The art also complements the story's setting. Like Fumi Yoshinaga's workplace comedy Antique Bakery, it takes place in an eatery staffed with attractive males. The establishment is a restaurant in Rome named the Casetta dell'Orso. Ono slightly subverts the bishonen fetish by making them distinguished, bespectacled middle-aged men (If there's a popular Japanese term for this fetish, I'm unaware of it). This policy is reinforced by the owner partly to attract more patrons, and partly in order to please his wife Olga. She is however keeping a secret from her husband that she abandoned her only daughter Nicoletta after the dissolution of her first marriage. Now a 21 year old woman seeking revenge, Nicoletta shows up one night at the restaurant threatening to expose Olga's past. But she then settles on blackmailing Olga for a job as one of the kitchen staff after she becomes enamored with the restaurant's headwaiter Claudio.
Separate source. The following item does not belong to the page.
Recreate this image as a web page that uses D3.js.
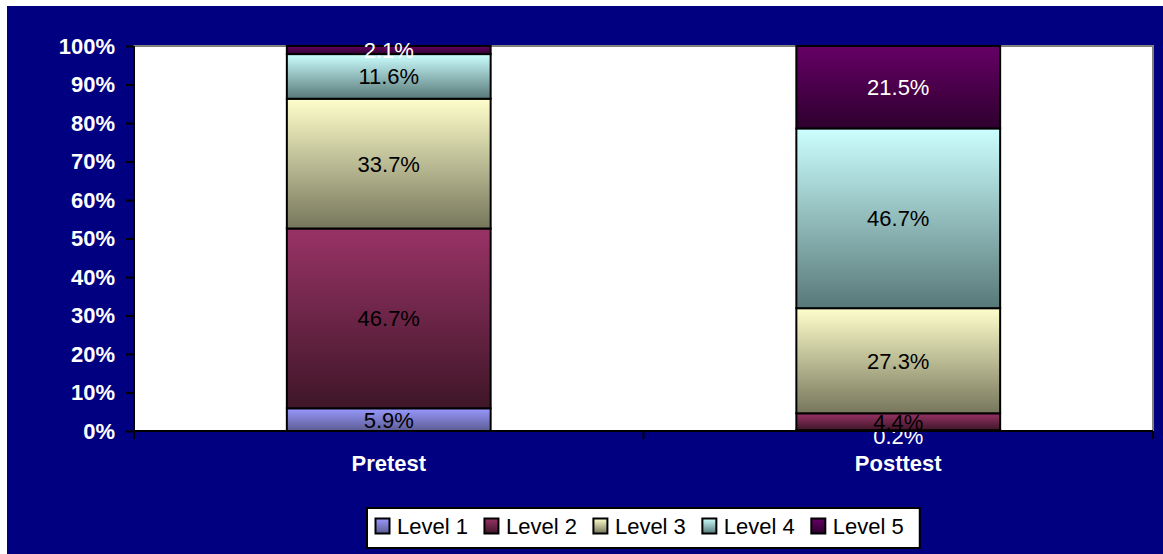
<!DOCTYPE html>
<meta charset="utf-8">
<script src="https://d3js.org/d3.v7.min.js"></script>
<style>
body { margin: 0; background: #fff; }
text { font-family: Arial, "Liberation Sans", sans-serif; }
</style>
<body>
<div id="chart"></div>
<script>

// data
var categories = ["Pretest", "Posttest"]
var levels = ["Level 1", "Level 2", "Level 3", "Level 4", "Level 5"]
var pretest  = [5.9, 46.7, 33.7, 11.6, 2.1]
var posttest = [0.2, 4.4, 27.3, 46.7, 21.5]
var yTicks = [0, 10, 20, 30, 40, 50, 60, 70, 80, 90, 100]

// gradient top / bottom colours for each level
var topColors    = ["#9999ff", "#993366", "#ffffcc", "#ccffff", "#660066"]
var bottomColors = ["#5c5c94", "#3e1628", "#76765c", "#587878", "#2e002e"]

var W = 1163, H = 554
var margin = {top: 46, right: 10, bottom: 123, left: 134}
var width = 1153 - margin.left,
    height = 431 - margin.top
var fontFam = "Arial, 'Liberation Sans', sans-serif"

var svg = d3.select("#chart").append("svg")
    .attr("width", W).attr("height", H)

// gradients
var defs = svg.append("defs")
levels.forEach(function(l, i) {
  var g = defs.append("linearGradient")
    .attr("id", "grad" + i)
    .attr("x1", 0).attr("y1", 0).attr("x2", 0).attr("y2", 1)
  g.append("stop").attr("offset", "0%").attr("stop-color", topColors[i])
  g.append("stop").attr("offset", "100%").attr("stop-color", bottomColors[i])
})

// navy chart area
svg.append("rect")
  .attr("x", 7).attr("y", 6).attr("width", W - 7).attr("height", H - 6)
  .attr("fill", "#000080")

var g = svg.append("g")
  .attr("transform", "translate(" + margin.left + "," + margin.top + ")")

// plot area
g.append("rect")
  .attr("width", width).attr("height", height)
  .attr("fill", "#fff")
  .attr("stroke", "#808080").attr("stroke-width", 2)

var x = d3.scaleBand()
  .domain(categories)
  .range([0, width])
  .paddingInner(0.6)
  .paddingOuter(0.3)

var y = d3.scaleLinear()
  .domain([0, 100])
  .range([height, 0])

// build table for the stack
var table = categories.map(function(c, ci) {
  var row = {cat: c}
  var vals = ci == 0 ? pretest : posttest
  levels.forEach(function(l, i) { row[l] = vals[i] })
  return row
})
var series = d3.stack().keys(levels)(table)

// bars
var layer = g.selectAll(".layer")
  .data(series)
  .enter().append("g")
    .attr("class", "layer")

layer.selectAll("rect")
  .data(function(d, i) { return d.map(function(p) { return {p: p, i: i} }) })
  .enter().append("rect")
    .attr("x", function(d) { return x(d.p.data.cat) })
    .attr("y", function(d) { return y(Math.min(d.p[1], 100)) })
    .attr("width", x.bandwidth())
    .attr("height", function(d) { return y(d.p[0]) - y(Math.min(d.p[1], 100)) })
    .attr("fill", function(d) { return "url(#grad" + d.i + ")" })
    .attr("stroke", "#000").attr("stroke-width", 2)

// data labels
layer.selectAll("text")
  .data(function(d, i) { return d.map(function(p) { return {p: p, i: i} }) })
  .enter().append("text")
    .attr("x", function(d) { return x(d.p.data.cat) + x.bandwidth() / 2 })
    .attr("y", function(d) {
      var c = y((d.p[0] + Math.min(d.p[1], 100)) / 2)
      if (d.p[1] - d.p[0] < 1) c += 5
      return c
    })
    .attr("dy", "0.36em")
    .attr("text-anchor", "middle")
    .style("font-size", "22px")
    .attr("fill", function(d) {
      return (d.i == 4 || d.p[1] - d.p[0] < 1) ? "#fff" : "#000"
    })
    .text(function(d) { return (d.p[1] - d.p[0]).toFixed(1) + "%" })

// y axis
var yAxis = g.append("g")
  .call(d3.axisLeft(y).tickValues(yTicks).tickSize(8).tickPadding(11)
    .tickFormat(function(d) { return d + "%" }))
yAxis.select(".domain").attr("stroke", "#000").attr("stroke-width", 2)
  .attr("d", "M0," + (height + 8) + "V0")
yAxis.selectAll("line").attr("stroke", "#000").attr("stroke-width", 2)
yAxis.selectAll("text")
  .attr("fill", "#fff").style("font-size", "22px").style("font-weight", "bold")
  .style("font-family", fontFam)

// x axis
var xAxis = g.append("g")
  .attr("transform", "translate(0," + height + ")")
  .call(d3.axisBottom(x).tickSize(0).tickPadding(24))
xAxis.select(".domain").attr("stroke", "#000").attr("stroke-width", 2)
  .attr("d", "M0,0H" + width)
xAxis.selectAll("text")
  .attr("fill", "#fff").style("font-size", "22px").style("font-weight", "bold")
  .style("font-family", fontFam)
// category boundary ticks
var bounds = d3.range(categories.length + 1).map(function(i) { return i * width / categories.length })
xAxis.selectAll(".bound")
  .data(bounds)
  .enter().append("line")
    .attr("x1", function(d) { return d }).attr("x2", function(d) { return d })
    .attr("y1", 0).attr("y2", 8)
    .attr("stroke", "#000").attr("stroke-width", 2)

// legend
var legend = svg.append("g").attr("transform", "translate(367,508)")
var legBox = legend.append("rect")
  .attr("width", 552).attr("height", 40)
  .attr("fill", "#fff").attr("stroke", "#000").attr("stroke-width", 2)

var lx = 8
levels.forEach(function(l, i) {
  var item = legend.append("g").attr("transform", "translate(" + lx + ",0)")
  item.append("rect")
    .attr("x", 0.5).attr("y", 10.5).attr("width", 14).attr("height", 15)
    .attr("fill", "url(#grad" + i + ")")
    .attr("stroke", "#000").attr("stroke-width", 2)
  var t = item.append("text")
    .attr("x", 22).attr("y", 26)
    .style("font-size", "22px")
    .attr("fill", "#000")
    .text(l)
  lx += 22 + t.node().getComputedTextLength() + 16
})
legBox.attr("width", lx)

</script>
</body>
Ristorante Paradiso by Natsume Ono.

From this convoluted soap opera beginning, the book settles into a low key, slice of life comedy with romantic underpinnings. The story unfolds at a leisurely pace. Character development comes in tiny increments and small revelations rather than big dramatic gestures. Many readers would probably agree with one character's assessment of the ending as being "anticlimactic". This suits the understated nature of the story just fine. But Ristorante Paradiso also touches on the lives of ancillary characters, mostly the wait staff, possessing backstories that are more interesting than that of the three main protagonists. It doesn't help that the wait staff are all cut from the same design template as Claudio. A single volume feels too slight to sufficiently differentiate them and leaves many intriguing glimpses of narrative threads waiting for more extensive development. Ono might have sensed that, as there is a prequel called Gente being currently serialized which delves into their backgrounds with greater detail.

The story has the characters also engage in several awkward actions which are then conveniently set aside, including a final reveal at the end of the story. While this hardly seems realistic, Casetta dell'Orso is a place where people surrender to its ambiance of and accept one another. Anger and bitterness are eventually washed away. And as sappy as this sounds, love finds a way to forgive past transgressions, at least in Paradise.

This is what defines Ristorante Paradiso as a work for mature audiences. Not with adolescent angst or over the top histrionics. Not even with passionate rendezvous between star-crossed lovers. But with a quiet acceptance of living in a present full of uncertainties.